WHAT IS REQUIRED ->
Pictures do not belong in your copy. Repeat all the other data exactly.
_ _ _ _ _ _ _
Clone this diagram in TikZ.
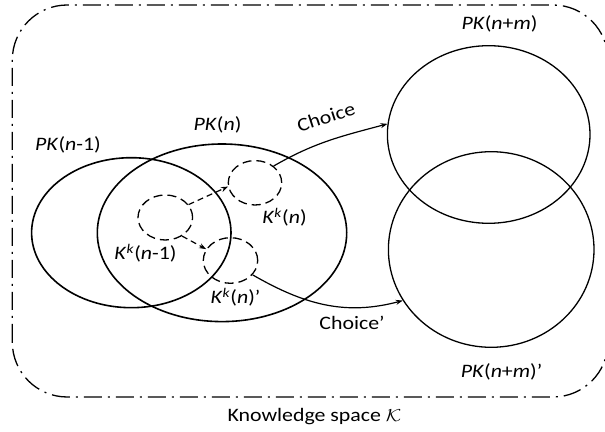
\documentclass[tikz,border=0pt]{standalone}
\usepackage{fontspec}
\setmainfont{Carlito}
\usetikzlibrary{shapes.geometric,arrows.meta}
\newcommand{\widen}[1]{\scalebox{1.15}[1]{#1}}

\begin{document}
\begin{tikzpicture}[x=1pt, y=1pt, >={Stealth[length=7pt,width=5pt]},
  set/.style={draw, ellipse, inner sep=0pt, line width=1.6pt},
  subset/.style={draw, ellipse, inner sep=0pt, line width=1.3pt, dash pattern=on 9pt off 5pt},
  lbl/.style={font=\fontsize{19}{22}\selectfont, inner sep=0pt}]
  \useasboundingbox (0,0) rectangle (605,431);
  \draw[line width=1.3pt, rounded corners=55pt, dash pattern=on 18pt off 6pt on 2pt off 6pt]
    (12.3,34) rectangle (608,426);
  \node[set, minimum width=199.4pt, minimum height=150pt] (pkA) at (131.3,198.3) {};
  \node[set, minimum width=249.4pt, minimum height=177.6pt] (pkB) at (222,198.2) {};
  \node[set, line width=1.3pt, minimum width=202.6pt, minimum height=177.6pt] (pkC) at (488.7,296.5) {};
  \node[set, line width=1.3pt, minimum width=205.6pt, minimum height=195.6pt] (pkD) at (491.2,181.5) {};
  \node[subset, minimum width=54.6pt, minimum height=45pt] (kA) at (165.3,213.5) {};
  \node[subset, minimum width=53.4pt, minimum height=44.4pt] (kB) at (255,248.2) {};
  \node[subset, minimum width=54.4pt, minimum height=45.6pt] (kC) at (230.5,170.5) {};
  \node[lbl] (tA) at (68,286) {\widen{\textit{PK}(\textit{n}-1)}};
  \node[lbl] (tB) at (217.5,306) {\widen{\textit{PK}(\textit{n})}};
  \node[lbl] (tC) at (499.5,407) {\widen{\textit{PK}(\textit{n}+\textit{m})}};
  \node[lbl] (tD) at (501.5,59) {\widen{\textit{PK}(\textit{n}+\textit{m})’}};
  \node[lbl] (tkA) at (145.5,177.5) {\widen{\textit{K}\textsuperscript{\textit{k}}(\textit{n}-1)}};
  \node[lbl] (tkB) at (284.5,213.5) {\widen{\textit{K}\textsuperscript{\textit{k}}(\textit{n})}};
  \node[lbl] (tkC) at (235.5,134) {\widen{\textit{K}\textsuperscript{\textit{k}}(\textit{n})’}};
  \node[lbl, rotate=18] (ch) at (326,314) {\widen{Choice}};
  \node[lbl] (chp) at (352,108.5) {\widen{Choice’}};
  \node[lbl] (space) at (314.5,14.5) {\widen{Knowledge space $\mathcal{K}$}};
  \draw[->, line width=1.2pt, dash pattern=on 6pt off 4pt] (kA.29) -- (kB.188);
  \draw[->, line width=1.2pt, dash pattern=on 6pt off 4pt] (kA.-48) -- (kC.155);
  \draw[->, line width=1.2pt] (kB.42) to[out=30, in=195] (pkC.174);
  \draw[->, line width=1.2pt] (kC.-33) to[out=-30, in=195] (pkD.210);
\end{tikzpicture}
\end{document}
_ _ _ _ _ _ _
RESPONSE ->
Clone this diagram in TikZ.
\documentclass[tikz,border=0pt]{standalone}
\usepackage{fontspec}
\setmainfont{Carlito}
\usetikzlibrary{shapes.geometric,arrows.meta}
\newcommand{\widen}[1]{\scalebox{1.15}[1]{#1}}

\begin{document}
\begin{tikzpicture}[x=1pt, y=1pt, >={Stealth[length=7pt,width=5pt]},
  set/.style={draw, ellipse, inner sep=0pt, line width=1.6pt},
  subset/.style={draw, ellipse, inner sep=0pt, line width=1.3pt, dash pattern=on 9pt off 5pt},
  lbl/.style={font=\fontsize{19}{22}\selectfont, inner sep=0pt}]
  \useasboundingbox (0,0) rectangle (605,431);
  \draw[line width=1.3pt, rounded corners=55pt, dash pattern=on 18pt off 6pt on 2pt off 6pt]
    (12.3,34) rectangle (608,426);
  \node[set, minimum width=199.4pt, minimum height=150pt] (pkA) at (131.3,198.3) {};
  \node[set, minimum width=249.4pt, minimum height=177.6pt] (pkB) at (222,198.2) {};
  \node[set, line width=1.3pt, minimum width=202.6pt, minimum height=177.6pt] (pkC) at (488.7,296.5) {};
  \node[set, line width=1.3pt, minimum width=205.6pt, minimum height=195.6pt] (pkD) at (491.2,181.5) {};
  \node[subset, minimum width=54.6pt, minimum height=45pt] (kA) at (165.3,213.5) {};
  \node[subset, minimum width=53.4pt, minimum height=44.4pt] (kB) at (255,248.2) {};
  \node[subset, minimum width=54.4pt, minimum height=45.6pt] (kC) at (230.5,170.5) {};
  \node[lbl] (tA) at (68,286) {\widen{\textit{PK}(\textit{n}-1)}};
  \node[lbl] (tB) at (217.5,306) {\widen{\textit{PK}(\textit{n})}};
  \node[lbl] (tC) at (499.5,407) {\widen{\textit{PK}(\textit{n}+\textit{m})}};
  \node[lbl] (tD) at (501.5,59) {\widen{\textit{PK}(\textit{n}+\textit{m})’}};
  \node[lbl] (tkA) at (145.5,177.5) {\widen{\textit{K}\textsuperscript{\textit{k}}(\textit{n}-1)}};
  \node[lbl] (tkB) at (284.5,213.5) {\widen{\textit{K}\textsuperscript{\textit{k}}(\textit{n})}};
  \node[lbl] (tkC) at (235.5,134) {\widen{\textit{K}\textsuperscript{\textit{k}}(\textit{n})’}};
  \node[lbl, rotate=18] (ch) at (326,314) {\widen{Choice}};
  \node[lbl] (chp) at (352,108.5) {\widen{Choice’}};
  \node[lbl] (space) at (314.5,14.5) {\widen{Knowledge space $\mathcal{K}$}};
  \draw[->, line width=1.2pt, dash pattern=on 6pt off 4pt] (kA.29) -- (kB.188);
  \draw[->, line width=1.2pt, dash pattern=on 6pt off 4pt] (kA.-48) -- (kC.155);
  \draw[->, line width=1.2pt] (kB.42) to[out=30, in=195] (pkC.174);
  \draw[->, line width=1.2pt] (kC.-33) to[out=-30, in=195] (pkD.210);
\end{tikzpicture}
\end{document}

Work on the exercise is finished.